• _WRITTEN REQUEST_: Retype the whole listing, please, keeping every line exact and dropping the pictures.

• _SOURCE EXCERPT_:
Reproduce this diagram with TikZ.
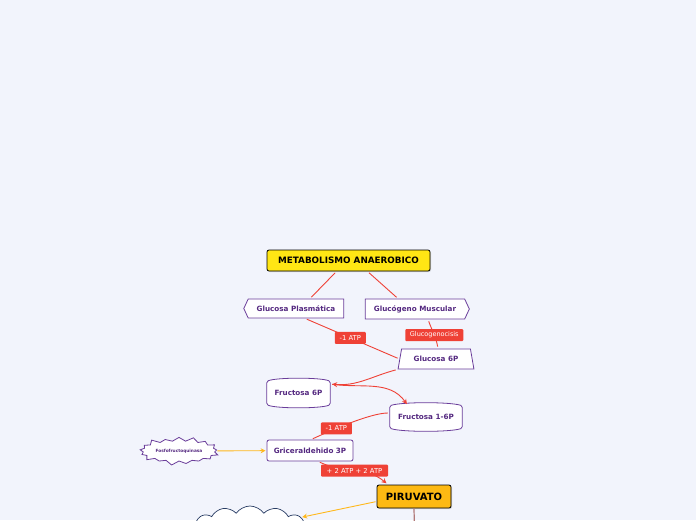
\documentclass[tikz,border=0pt]{standalone}
\usepackage{fontspec}
\setmainfont{DejaVu Sans}
\usepackage{xcolor}
\usepackage{tikz}
\usetikzlibrary{arrows.meta,shapes.symbols,shapes.geometric,shadows}
\definecolor{fondo}{RGB}{242,244,252}
\definecolor{morado}{RGB}{106,61,154}
\definecolor{textomorado}{RGB}{84,40,128}
\definecolor{rojo}{RGB}{239,65,54}
\definecolor{naranja}{RGB}{253,185,19}
\definecolor{amarillo}{RGB}{255,230,20}
\definecolor{ambar}{RGB}{255,184,28}
\definecolor{cafe}{RGB}{176,120,120}
\definecolor{azulnube}{RGB}{40,60,100}

\tikzset{
  concepto/.style={draw=morado,fill=white,line width=0.8pt,text=textomorado,
    font=\fontsize{7.2}{9}\selectfont\bfseries,inner sep=0pt,align=center},
  cinta/.style={text=textomorado,font=\fontsize{7.2}{9}\selectfont\bfseries,
    inner sep=0pt},
  borde/.style={draw=morado,fill=white,line width=0.8pt,rounded corners=1.5pt},
  etiqueta/.style={fill=rojo,text=white,font=\fontsize{6.8}{8}\selectfont,
    rounded corners=1pt,inner sep=0pt,minimum height=12pt},
  rama/.style={draw=rojo,line width=0.9pt,shorten <=2pt,shorten >=2pt},
  flecha/.style={rama,-{Stealth[length=5pt,width=5pt]}},
  enlace/.style={draw=ambar,line width=0.9pt,shorten <=1pt,shorten >=1pt,
    -{Stealth[length=5pt,width=5pt]}}
}

\begin{document}
\begin{tikzpicture}[x=1pt,y=-1pt]
\fill[fondo] (0,0) rectangle (696,520);
\useasboundingbox (0,0) rectangle (696,520);
\clip (0,0) rectangle (696,520);

% conceptos
\node[draw=black,fill=amarillo,line width=0.8pt,rounded corners=2pt,
  drop shadow={shadow xshift=1pt,shadow yshift=-1pt,opacity=0.3},
  minimum width=163pt,minimum height=21pt,font=\fontsize{8.8}{10}\selectfont\bfseries]
  (raiz) at (348.5,260.5) {METABOLISMO ANAEROBICO};
\node[concepto,signal,signal to=west,signal from=nowhere,signal pointer angle=130,
  minimum width=100pt,minimum height=19pt] (gp) at (296,308.5) {Glucosa Plasmática};
\node[concepto,signal,signal to=east,signal from=nowhere,signal pointer angle=130,
  minimum width=104pt,minimum height=20pt] (gm) at (415,309) {Glucógeno Muscular};
\node[concepto,trapezium,trapezium stretches=true,trapezium left angle=68,
  trapezium right angle=68,minimum width=76pt,minimum height=20pt]
  (g6p) at (436,359) {Glucosa 6P};
\node[cinta,minimum width=63pt,minimum height=23pt] (f6p) at (298.5,393) {};
\draw[borde] (f6p.south west) -- (f6p.north west)
  .. controls +(10,-4) and +(-10,-4) .. (f6p.north east) -- (f6p.south east)
  .. controls +(-10,4) and +(10,4) .. cycle;
\node[cinta] at (f6p) {Fructosa 6P};
\node[cinta,minimum width=72pt,minimum height=22pt] (f16p) at (426,417) {};
\draw[borde] (f16p.south west) -- (f16p.north west)
  .. controls +(12,-4) and +(-12,-4) .. (f16p.north east) -- (f16p.south east)
  .. controls +(-12,4) and +(12,4) .. cycle;
\node[cinta] at (f16p) {Fructosa 1-6P};
\node[concepto,rounded corners=2pt,minimum width=86pt,minimum height=21pt]
  (gr) at (310,450.5) {Griceraldehido 3P};
\node[concepto,starburst,starburst points=17,starburst point height=5pt,
  font=\fontsize{4.3}{5}\selectfont\bfseries,inner xsep=2pt,inner ysep=5pt]
  (pfk) at (179,451) {Fosfofructoquinasa};
\node[draw=black,fill=naranja,line width=0.8pt,rounded corners=2pt,
  drop shadow={shadow xshift=1pt,shadow yshift=-1pt,opacity=0.3},
  minimum width=74pt,minimum height=23pt,font=\fontsize{10}{12}\selectfont\bfseries]
  (piru) at (414,496.5) {PIRUVATO};
\node[cloud,draw=azulnube,fill=white,line width=0.7pt,cloud puffs=13,
  cloud puff arc=110,aspect=2.4,minimum width=116pt,minimum height=44pt]
  (nube) at (250,528) {};
\coordinate (abajo) at (414.5,530);

% ramas
\draw[rama] ([xshift=-12pt]raiz.south) -- ([xshift=14pt]gp.north);
\draw[rama] ([xshift=19pt]raiz.south) -- ([xshift=-17pt]gm.north);
\draw[rama] ([xshift=9pt]gp.south) -- (g6p.west)
  node[etiqueta,pos=0.48,minimum width=31pt] {-1 ATP};
\draw[rama] ([xshift=13pt]gm.south) to[out=-70,in=100]
  node[etiqueta,pos=0.55,minimum width=58pt,font=\fontsize{6.5}{8}\selectfont] {Glucogenocisis}
  ([xshift=2pt]g6p.north);
\draw[flecha] (g6p.bottom left corner) to[out=195,in=-5] ([yshift=9pt]f6p.east);
\draw[flecha] ([yshift=9pt]f6p.east) to[out=-8,in=125] ([xshift=-18pt]f16p.north);
\draw[rama] ([yshift=4pt]f16p.west) to[out=180,in=25,looseness=0.6]
  node[etiqueta,pos=0.65,minimum width=31pt] {-1 ATP} ([xshift=1pt]gr.north);
\draw[flecha] ([xshift=8pt]gr.south) to[out=-25,in=140]
  node[etiqueta,pos=0.5,minimum width=67pt] {+ 2 ATP + 2 ATP} ([xshift=-26pt]piru.north);
\draw[enlace] (pfk) -- (gr);
\draw[enlace] ([yshift=-5pt]piru.west) -- (nube);
\draw[draw=cafe,line width=1.2pt] (piru.south) -- (abajo);
\end{tikzpicture}
\end{document}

• _FINISHED ANSWER_:
Reproduce this diagram with TikZ.
\documentclass[tikz,border=0pt]{standalone}
\usepackage{fontspec}
\setmainfont{DejaVu Sans}
\usepackage{xcolor}
\usepackage{tikz}
\usetikzlibrary{arrows.meta,shapes.symbols,shapes.geometric,shadows}
\definecolor{fondo}{RGB}{242,244,252}
\definecolor{morado}{RGB}{106,61,154}
\definecolor{textomorado}{RGB}{84,40,128}
\definecolor{rojo}{RGB}{239,65,54}
\definecolor{naranja}{RGB}{253,185,19}
\definecolor{amarillo}{RGB}{255,230,20}
\definecolor{ambar}{RGB}{255,184,28}
\definecolor{cafe}{RGB}{176,120,120}
\definecolor{azulnube}{RGB}{40,60,100}

\tikzset{
  concepto/.style={draw=morado,fill=white,line width=0.8pt,text=textomorado,
    font=\fontsize{7.2}{9}\selectfont\bfseries,inner sep=0pt,align=center},
  cinta/.style={text=textomorado,font=\fontsize{7.2}{9}\selectfont\bfseries,
    inner sep=0pt},
  borde/.style={draw=morado,fill=white,line width=0.8pt,rounded corners=1.5pt},
  etiqueta/.style={fill=rojo,text=white,font=\fontsize{6.8}{8}\selectfont,
    rounded corners=1pt,inner sep=0pt,minimum height=12pt},
  rama/.style={draw=rojo,line width=0.9pt,shorten <=2pt,shorten >=2pt},
  flecha/.style={rama,-{Stealth[length=5pt,width=5pt]}},
  enlace/.style={draw=ambar,line width=0.9pt,shorten <=1pt,shorten >=1pt,
    -{Stealth[length=5pt,width=5pt]}}
}

\begin{document}
\begin{tikzpicture}[x=1pt,y=-1pt]
\fill[fondo] (0,0) rectangle (696,520);
\useasboundingbox (0,0) rectangle (696,520);
\clip (0,0) rectangle (696,520);

% conceptos
\node[draw=black,fill=amarillo,line width=0.8pt,rounded corners=2pt,
  drop shadow={shadow xshift=1pt,shadow yshift=-1pt,opacity=0.3},
  minimum width=163pt,minimum height=21pt,font=\fontsize{8.8}{10}\selectfont\bfseries]
  (raiz) at (348.5,260.5) {METABOLISMO ANAEROBICO};
\node[concepto,signal,signal to=west,signal from=nowhere,signal pointer angle=130,
  minimum width=100pt,minimum height=19pt] (gp) at (296,308.5) {Glucosa Plasmática};
\node[concepto,signal,signal to=east,signal from=nowhere,signal pointer angle=130,
  minimum width=104pt,minimum height=20pt] (gm) at (415,309) {Glucógeno Muscular};
\node[concepto,trapezium,trapezium stretches=true,trapezium left angle=68,
  trapezium right angle=68,minimum width=76pt,minimum height=20pt]
  (g6p) at (436,359) {Glucosa 6P};
\node[cinta,minimum width=63pt,minimum height=23pt] (f6p) at (298.5,393) {};
\draw[borde] (f6p.south west) -- (f6p.north west)
  .. controls +(10,-4) and +(-10,-4) .. (f6p.north east) -- (f6p.south east)
  .. controls +(-10,4) and +(10,4) .. cycle;
\node[cinta] at (f6p) {Fructosa 6P};
\node[cinta,minimum width=72pt,minimum height=22pt] (f16p) at (426,417) {};
\draw[borde] (f16p.south west) -- (f16p.north west)
  .. controls +(12,-4) and +(-12,-4) .. (f16p.north east) -- (f16p.south east)
  .. controls +(-12,4) and +(12,4) .. cycle;
\node[cinta] at (f16p) {Fructosa 1-6P};
\node[concepto,rounded corners=2pt,minimum width=86pt,minimum height=21pt]
  (gr) at (310,450.5) {Griceraldehido 3P};
\node[concepto,starburst,starburst points=17,starburst point height=5pt,
  font=\fontsize{4.3}{5}\selectfont\bfseries,inner xsep=2pt,inner ysep=5pt]
  (pfk) at (179,451) {Fosfofructoquinasa};
\node[draw=black,fill=naranja,line width=0.8pt,rounded corners=2pt,
  drop shadow={shadow xshift=1pt,shadow yshift=-1pt,opacity=0.3},
  minimum width=74pt,minimum height=23pt,font=\fontsize{10}{12}\selectfont\bfseries]
  (piru) at (414,496.5) {PIRUVATO};
\node[cloud,draw=azulnube,fill=white,line width=0.7pt,cloud puffs=13,
  cloud puff arc=110,aspect=2.4,minimum width=116pt,minimum height=44pt]
  (nube) at (250,528) {};
\coordinate (abajo) at (414.5,530);

% ramas
\draw[rama] ([xshift=-12pt]raiz.south) -- ([xshift=14pt]gp.north);
\draw[rama] ([xshift=19pt]raiz.south) -- ([xshift=-17pt]gm.north);
\draw[rama] ([xshift=9pt]gp.south) -- (g6p.west)
  node[etiqueta,pos=0.48,minimum width=31pt] {-1 ATP};
\draw[rama] ([xshift=13pt]gm.south) to[out=-70,in=100]
  node[etiqueta,pos=0.55,minimum width=58pt,font=\fontsize{6.5}{8}\selectfont] {Glucogenocisis}
  ([xshift=2pt]g6p.north);
\draw[flecha] (g6p.bottom left corner) to[out=195,in=-5] ([yshift=9pt]f6p.east);
\draw[flecha] ([yshift=9pt]f6p.east) to[out=-8,in=125] ([xshift=-18pt]f16p.north);
\draw[rama] ([yshift=4pt]f16p.west) to[out=180,in=25,looseness=0.6]
  node[etiqueta,pos=0.65,minimum width=31pt] {-1 ATP} ([xshift=1pt]gr.north);
\draw[flecha] ([xshift=8pt]gr.south) to[out=-25,in=140]
  node[etiqueta,pos=0.5,minimum width=67pt] {+ 2 ATP + 2 ATP} ([xshift=-26pt]piru.north);
\draw[enlace] (pfk) -- (gr);
\draw[enlace] ([yshift=-5pt]piru.west) -- (nube);
\draw[draw=cafe,line width=1.2pt] (piru.south) -- (abajo);
\end{tikzpicture}
\end{document}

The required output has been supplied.